Under the guidance, the Part D sponsor will be the primary administrator of the discount program. When a drug is dispensed to a Part D beneficiary at the pharmacy and the claim is adjudicated, the Part D sponsor will determine (because, as CMS explains, it is the only entity that is able to determine) whether the beneficiary is eligible for the discount, whether the drug was approved under an NDA or BLA and therefore subject to the discount, whether the claim is wholly or partially in the coverage gap, and the amount of the discount. For an eligible beneficiary, the Part D sponsor will inform the pharmacy at adjudication of the amount of the discount, and the pharmacy will provide the discount to the beneficiary at the point of sale. The Part D sponsor will subsequently reimburse the pharmacy for that amount. The Part D sponsor will also report the discount on the electronic prescription drug event ("PDE") record reported to CMS. Based on the PDE records, CMS’s contractor will determine the aggregate discount amount owed by each manufacturer to each Part D sponsor for each drug at either the NDC-9 or NDC-11 level (as determined by CMS), and will invoice manufacturers quarterly.

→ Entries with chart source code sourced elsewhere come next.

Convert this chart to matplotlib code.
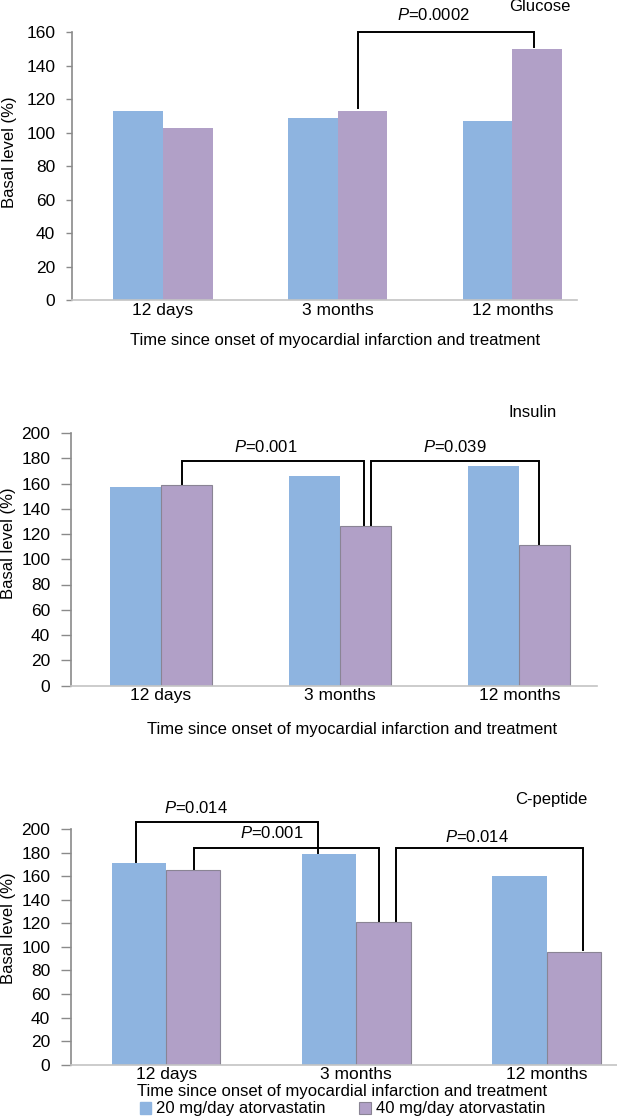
import numpy as np
import matplotlib
matplotlib.use("Agg")
from matplotlib import pyplot as plt

plt.rcParams['font.family'] = ['Liberation Sans', 'DejaVu Sans']
plt.rcParams['mathtext.fontset'] = 'custom'
plt.rcParams['mathtext.it'] = 'Liberation Sans:italic'
plt.rcParams['mathtext.rm'] = 'Liberation Sans'

categories = ['12 days', '3 months', '12 months']
series_names = ['20 mg/day atorvastatin', '40 mg/day atorvastatin']

glucose_20 = [113, 109, 107]
glucose_40 = [103, 113, 150]
insulin_20 = [157, 166, 174]
insulin_40 = [159, 126, 111]
cpep_20 = [171, 179, 160]
cpep_40 = [165, 121, 96]

blue = '#8eb4e0'
purple = '#b1a0c7'
W, H = 617, 1119
fs = 12
tfs = 12.5
w = 0.285

fig = plt.figure(figsize=(W / 100, H / 100), dpi=100)


def px_axes(l, r, top, bot):
    # pixel box -> figure fraction
    return [l / W, 1 - bot / H, (r - l) / W, (bot - top) / H]


def bracket(ax, x1, y1, x2, y2, ytop):
    ax.plot([x1, x1, x2, x2], [y1, ytop, ytop, y2], color='black', lw=1.4,
            solid_joinstyle='miter', zorder=3, clip_on=False)


def panel(box, v20, v40, ymax, tick_len, edge, xlim):
    ax = fig.add_axes(px_axes(*box))
    x = np.arange(len(categories))
    ax.bar(x - w / 2, v20, w, color=blue, zorder=2)
    ax.bar(x + w / 2, v40, w, color=purple, zorder=2,
           edgecolor='#8a8494' if edge else 'none', linewidth=0.8)
    ax.set_xlim(*xlim)
    ax.set_ylim(0, ymax)
    ax.set_yticks(np.arange(0, ymax + 1, 20))
    ax.set_xticks(x)
    ax.set_xticklabels(categories, fontsize=tfs)
    ax.tick_params(axis='x', length=0, pad=2)
    ax.tick_params(axis='y', length=tick_len, width=1, color='#8a8a8a',
                   labelsize=tfs, pad=8)
    for s in ['top', 'right']:
        ax.spines[s].set_visible(False)
    ax.spines['left'].set_color('#8a8a8a')
    ax.spines['left'].set_linewidth(1.2)
    ax.spines['bottom'].set_color('#c4c4c4')
    ax.spines['bottom'].set_linewidth(1.2)
    return ax


def fig_text(px, py, s, **kw):
    fig.text(px / W, 1 - py / H, s, fontsize=fs, ha='center', va='center', **kw)


xlabel = 'Time since onset of myocardial infarction and treatment'

# Glucose
ax1 = panel((72, 577, 32.3, 300), glucose_20, glucose_40, 160, 4, False, (-0.52, 2.37))
bracket(ax1, 1.114, 115, 2.122, 151.5, 160)
ax1.text(1.546, 170.3, r'$\it{P}$=0.0002', fontsize=fs, ha='center', va='center')
ax1.text(2.156, 175.3, 'Glucose', fontsize=fs, ha='center', va='center', clip_on=False)
fig_text(335, 340.7, xlabel)
fig_text(10, 152, 'Basal level (%)', rotation=90)

# Insulin
ax2 = panel((71, 596.5, 433, 685.5), insulin_20, insulin_40, 200, 7, True, (-0.5, 2.43))
bracket(ax2, 0.119, 160, 1.132, 127, 178)
bracket(ax2, 1.175, 127, 2.111, 112, 178)
ax2.text(0.585, 188.7, r'$\it{P}$=0.001', fontsize=fs, ha='center', va='center')
ax2.text(1.638, 188.7, r'$\it{P}$=0.039', fontsize=fs, ha='center', va='center')
ax2.text(2.075, 216.6, 'Insulin', fontsize=fs, ha='center', va='center', clip_on=False)
fig_text(352, 729.3, xlabel)
fig_text(9, 543, 'Basal level (%)', rotation=90)

# C-peptide
ax3 = panel((71, 617, 829, 1064.7), cpep_20, cpep_40, 200, 7, True, (-0.5, 2.37))
bracket(ax3, -0.157, 172, 0.796, 180, 206)
bracket(ax3, 0.144, 166, 1.117, 122, 183.6)
bracket(ax3, 1.206, 122, 2.193, 97, 183.6)
ax3.text(0.155, 217.7, r'$\it{P}$=0.014', fontsize=fs, ha='center', va='center', clip_on=False)
ax3.text(0.553, 196.7, r'$\it{P}$=0.001', fontsize=fs, ha='center', va='center')
ax3.text(1.636, 193.4, r'$\it{P}$=0.014', fontsize=fs, ha='center', va='center')
ax3.text(2.022, 224.7, 'C-peptide', fontsize=fs, ha='center', va='center', clip_on=False)
fig_text(342, 1091.7, xlabel)
fig_text(9, 928, 'Basal level (%)', rotation=90)

handles = [plt.Rectangle((0, 0), 1, 1, color=blue),
           plt.Rectangle((0, 0), 1, 1, facecolor=purple, edgecolor='#8a8494', linewidth=0.8)]
fig.legend(handles, series_names, loc='center', bbox_to_anchor=(342.5 / W, 1 - 1109 / H),
           ncol=2, frameon=False, fontsize=fs, handlelength=0.7, handleheight=0.7,
           handletextpad=0.3, columnspacing=2.0, borderpad=0, borderaxespad=0)

fig.savefig('out.png', dpi=100)
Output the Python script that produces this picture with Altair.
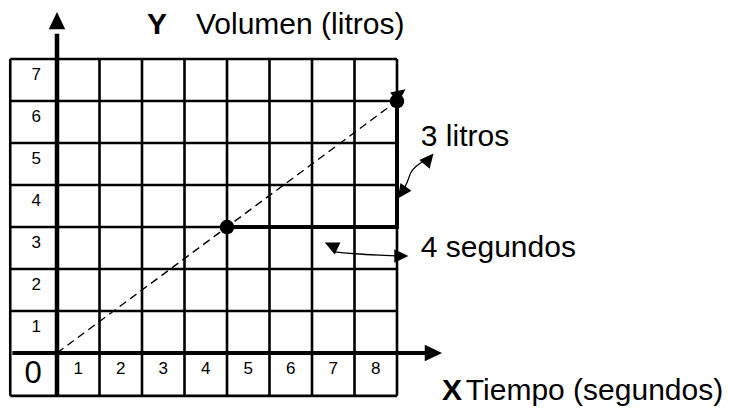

Manufacturers must pay the Part D sponsors directly, and do so within 15 days, including amounts in dispute.
Presumably to ease the burden on Part D sponsors of having to reimburse pharmacies before receiving manufacturer payments, starting January 1, 2011, CMS will provide a monthly prospective payment to Part D sponsors for the manufacturer discounts that are expected to be provided to beneficiaries in the coverage gap during the month, based on projections in each Part D sponsor’s bid. At the end of the contract year, CMS will reconcile its monthly prospective payments to each Part D plan to the actual amount of discounts to each of the plan’s enrollees, which CMS will calculate based on the discount amounts reported in the PDE records. The draft guidance provides that the monthly prospective payments to Part D sponsors will be reduced by discount amounts invoiced to manufacturers, but it is unclear what prior month would be used to determine the amounts invoiced to manufacturers.
The statute requires manufacturers, absent extenuating circumstances, to have an agreement with HHS in effect by January 1, 2011 in order for their drugs to be covered under Part D. CMS has determined that extenuating circumstance exist because Part D sponsors have already submitted their formularies for 2011, and that CMS therefore must allow coverage of Part D drugs in 2011 regardless of manufacturer discount agreements.
CMS solicits comments on the draft guidance, and specifically on the proposed approach for collecting manufacturer payments. Certain issues warrant comments. For example, although the guidance requires manufacturers to pay disputed amounts when invoiced (unlike the Medicaid Rebate program), it contains no procedures for manufacturers to dispute invoiced claims. Also, although CMS’s contractor would verify the accuracy of the discounts reported in PDE records, there is no provision for manufacturers or independent third parties to audit PDE records or CMS’s contractor’s calculations. The sheer administrative burden to manufacturers is also a concern. While manufacturers have adapted to paying Medicaid Rebates to 50 states, paying quarterly coverage gap discounts to hundreds of Part D plans in addition presents a new level of burden. Comments on the draft guidance must be received by close of business on May 14, 2010.